If you want to reach a certain financial threshold at a certain point in your life, it is important to set financial goals. If you don't, the odds are that you will end up like most people at retirement - depending primarily on Social Security for your welfare.
Ideally you want to begin to set financial goals as soon as possible. The sooner you begin, the easier it will be. For example, if you place $5,000 in a 401k account when you are 20 and average about 7 percent interest per year, by the time you reach 65, you'll have over $100,000 in that account - even if you never add another dime to it.
However, if you place that $5,000 in the same account at age 40, you'll only end up with about $30,000. In this instance, time is money. The sooner you can start investing in your future, the better off you'll be in the long run.
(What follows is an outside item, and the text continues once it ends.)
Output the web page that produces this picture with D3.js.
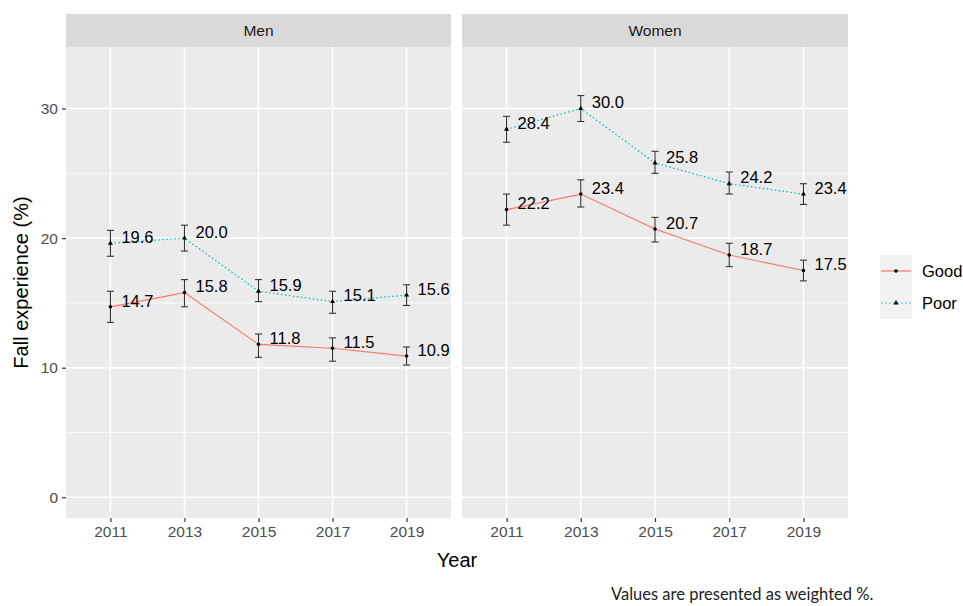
<!DOCTYPE html>
<html>
<head>
<meta charset="utf-8">
<script src="https://cdn.jsdelivr.net/npm/d3@7"></script>
<style>
  html, body { margin: 0; padding: 0; background: #fff; }
  svg { display: block; font-family: "Liberation Sans", Arial, sans-serif; }
</style>
</head>
<body>
<svg id="chart" width="963" height="606"></svg>
<script>
// Survey years (discrete x positions)
const years = ["2011", "2013", "2015", "2017", "2019"];
const panels = ["Men", "Women"];
const groups = ["Good", "Poor"];
const yTicks = [0, 10, 20, 30];
const yMinor = [5, 15, 25];

// Weighted fall experience (%) with confidence limits
const menGood      = [14.7, 15.8, 11.8, 11.5, 10.9];
const menGoodLow   = [13.5, 14.7, 10.8, 10.5, 10.2];
const menGoodHigh  = [15.9, 16.8, 12.6, 12.3, 11.6];
const menPoor      = [19.6, 20.0, 15.9, 15.1, 15.6];
const menPoorLow   = [18.6, 19.0, 15.1, 14.2, 14.8];
const menPoorHigh  = [20.6, 21.0, 16.8, 15.9, 16.4];
const womenGood     = [22.2, 23.4, 20.7, 18.7, 17.5];
const womenGoodLow  = [21.0, 22.4, 19.7, 17.8, 16.7];
const womenGoodHigh = [23.4, 24.5, 21.6, 19.6, 18.3];
const womenPoor     = [28.4, 30.0, 25.8, 24.2, 23.4];
const womenPoorLow  = [27.4, 29.0, 25.0, 23.4, 22.6];
const womenPoorHigh = [29.4, 31.0, 26.7, 25.1, 24.2];

const seriesData = {
  Men: {
    Good: { v: menGood, lo: menGoodLow, hi: menGoodHigh },
    Poor: { v: menPoor, lo: menPoorLow, hi: menPoorHigh }
  },
  Women: {
    Good: { v: womenGood, lo: womenGoodLow, hi: womenGoodHigh },
    Poor: { v: womenPoor, lo: womenPoorLow, hi: womenPoorHigh }
  }
};

const colors = { Good: "#F8766D", Poor: "#00BFC4" };
const dashes = { Good: null, Poor: "1.6,2.4" };

const svg = d3.select("#chart");

const panelTop = 47, panelBottom = 518, stripTop = 14;
const panelX = { Men: [66, 451], Women: [462, 848] };

const y = d3.scaleLinear().domain([-1.6, 34.75]).range([panelBottom, panelTop]);

panels.forEach(p => {
  const [x0, x1] = panelX[p];
  const x = d3.scalePoint().domain(years).range([x0, x1]).padding(0.6);
  const g = svg.append("g");

  // strip
  g.append("rect").attr("x", x0).attr("y", stripTop).attr("width", x1 - x0)
    .attr("height", panelTop - stripTop).attr("fill", "#D9D9D9");
  g.append("text").attr("x", (x0 + x1) / 2).attr("y", (stripTop + panelTop) / 2)
    .attr("dy", "0.35em").attr("text-anchor", "middle")
    .attr("font-size", 15.5).attr("fill", "#1A1A1A").text(p);

  // panel background
  g.append("rect").attr("x", x0).attr("y", panelTop).attr("width", x1 - x0)
    .attr("height", panelBottom - panelTop).attr("fill", "#EBEBEB");

  // grid
  g.selectAll(".minor").data(yMinor).join("line")
    .attr("x1", x0).attr("x2", x1).attr("y1", d => y(d)).attr("y2", d => y(d))
    .attr("stroke", "#fff").attr("stroke-width", 0.8);
  g.selectAll(".major").data(yTicks).join("line")
    .attr("x1", x0).attr("x2", x1).attr("y1", d => y(d)).attr("y2", d => y(d))
    .attr("stroke", "#fff").attr("stroke-width", 1.6);
  g.selectAll(".vmajor").data(years).join("line")
    .attr("x1", d => x(d)).attr("x2", d => x(d)).attr("y1", panelTop).attr("y2", panelBottom)
    .attr("stroke", "#fff").attr("stroke-width", 1.6);

  // x axis
  const xa = g.append("g").attr("transform", `translate(0,${panelBottom})`)
    .call(d3.axisBottom(x).tickSize(4).tickPadding(4));
  xa.select(".domain").remove();
  xa.selectAll(".tick line").attr("stroke", "#333").attr("stroke-width", 1.2);
  xa.selectAll(".tick text").attr("font-size", 15.5).attr("fill", "#4D4D4D")
    .attr("font-family", "'Liberation Sans', Arial, sans-serif");

  // y axis on first panel only
  if (p === "Men") {
    const ya = g.append("g").attr("transform", `translate(${x0},0)`)
      .call(d3.axisLeft(y).tickValues(yTicks).tickSize(4).tickPadding(4));
    ya.select(".domain").remove();
    ya.selectAll(".tick line").attr("stroke", "#333").attr("stroke-width", 1.2);
    ya.selectAll(".tick text").attr("font-size", 15.5).attr("fill", "#4D4D4D")
      .attr("font-family", "'Liberation Sans', Arial, sans-serif");
  }

  groups.forEach(k => {
    const s = seriesData[p][k];
    const pts = years.map((yr, i) => ({ yr, v: s.v[i], lo: s.lo[i], hi: s.hi[i] }));

    // line
    g.append("path").datum(pts)
      .attr("d", d3.line().x(d => x(d.yr)).y(d => y(d.v)))
      .attr("fill", "none").attr("stroke", colors[k]).attr("stroke-width", 1.2)
      .attr("stroke-dasharray", dashes[k]);

    // error bars
    const eb = g.append("g").attr("stroke", "#333").attr("stroke-width", 1.1);
    pts.forEach(d => {
      const cx = x(d.yr);
      eb.append("line").attr("x1", cx).attr("x2", cx).attr("y1", y(d.lo)).attr("y2", y(d.hi));
      eb.append("line").attr("x1", cx - 3.5).attr("x2", cx + 3.5).attr("y1", y(d.lo)).attr("y2", y(d.lo));
      eb.append("line").attr("x1", cx - 3.5).attr("x2", cx + 3.5).attr("y1", y(d.hi)).attr("y2", y(d.hi));
    });

    // points
    if (k === "Good") {
      g.selectAll(null).data(pts).join("circle")
        .attr("cx", d => x(d.yr)).attr("cy", d => y(d.v)).attr("r", 1.8).attr("fill", "#000");
    } else {
      g.selectAll(null).data(pts).join("path")
        .attr("d", d3.symbol(d3.symbolTriangle, 11))
        .attr("transform", d => `translate(${x(d.yr)},${y(d.v)})`).attr("fill", "#000");
    }

    // value labels
    g.selectAll(null).data(pts).join("text")
      .attr("x", d => x(d.yr) + 11).attr("y", d => y(d.v) - 6).attr("dy", "0.35em")
      .attr("font-size", 16.5).attr("fill", "#000").text(d => d.v.toFixed(1));
  });
});

// axis titles
svg.append("text").attr("x", (66 + 848) / 2).attr("y", 560).attr("dy", "0.35em")
  .attr("text-anchor", "middle").attr("font-size", 20).attr("fill", "#000").text("Year");
svg.append("text").attr("transform", `translate(21,${(panelTop + panelBottom) / 2}) rotate(-90)`)
  .attr("dy", "0.35em").attr("text-anchor", "middle").attr("font-size", 20)
  .attr("fill", "#000").text("Fall experience (%)");

// legend
const lg = svg.append("g");
groups.forEach((k, i) => {
  const ky = 255 + i * 32;
  lg.append("rect").attr("x", 880).attr("y", ky).attr("width", 32).attr("height", 32).attr("fill", "#F2F2F2");
  lg.append("line").attr("x1", 881).attr("x2", 911).attr("y1", ky + 16).attr("y2", ky + 16)
    .attr("stroke", colors[k]).attr("stroke-width", 1.2).attr("stroke-dasharray", dashes[k]);
  if (k === "Good") {
    lg.append("circle").attr("cx", 896).attr("cy", ky + 16).attr("r", 1.8).attr("fill", "#000");
  } else {
    lg.append("path").attr("d", d3.symbol(d3.symbolTriangle, 11)())
      .attr("transform", `translate(896,${ky + 16})`).attr("fill", "#000");
  }
  lg.append("text").attr("x", 922).attr("y", ky + 16).attr("dy", "0.35em")
    .attr("font-size", 16.5).attr("fill", "#000").text(k);
});

// footnote
svg.append("text").attr("x", 611).attr("y", 600).attr("font-size", 16.5)
  .attr("font-family", "Lato, 'Open Sans', sans-serif").attr("fill", "#222")
  .text("Values are presented  as weighted %.");
</script>
</body>
</html>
This is also true for just about most other financial goals that you have. Whether you are looking to save money for a down payment on a new house, set aside a college fund for your children, or save money for a new car - the sooner you set your financial goal and start to save, the better.
The best way to decide on your financial goals is to do it as a family. Get the family together, sit down with them, and talk about where you see yourself in 5, 10, 15 years and so on. Decide what's important to you, determine when you need it, decide how much money you will need each month to dedicate towards it, and finally set a place in your budget to extract that amount of money for your goals.
The process will go even smoother if you can somehow manage to save the money before you get your hands on it by having the money deducted directly from your paycheck and placed in either your bank account or some other financial account at your disposal.
Without setting a financial goal, you forget to put it in your budget, and the money just seamlessly slips out of your pocket leaving you without the financial resources when you need them.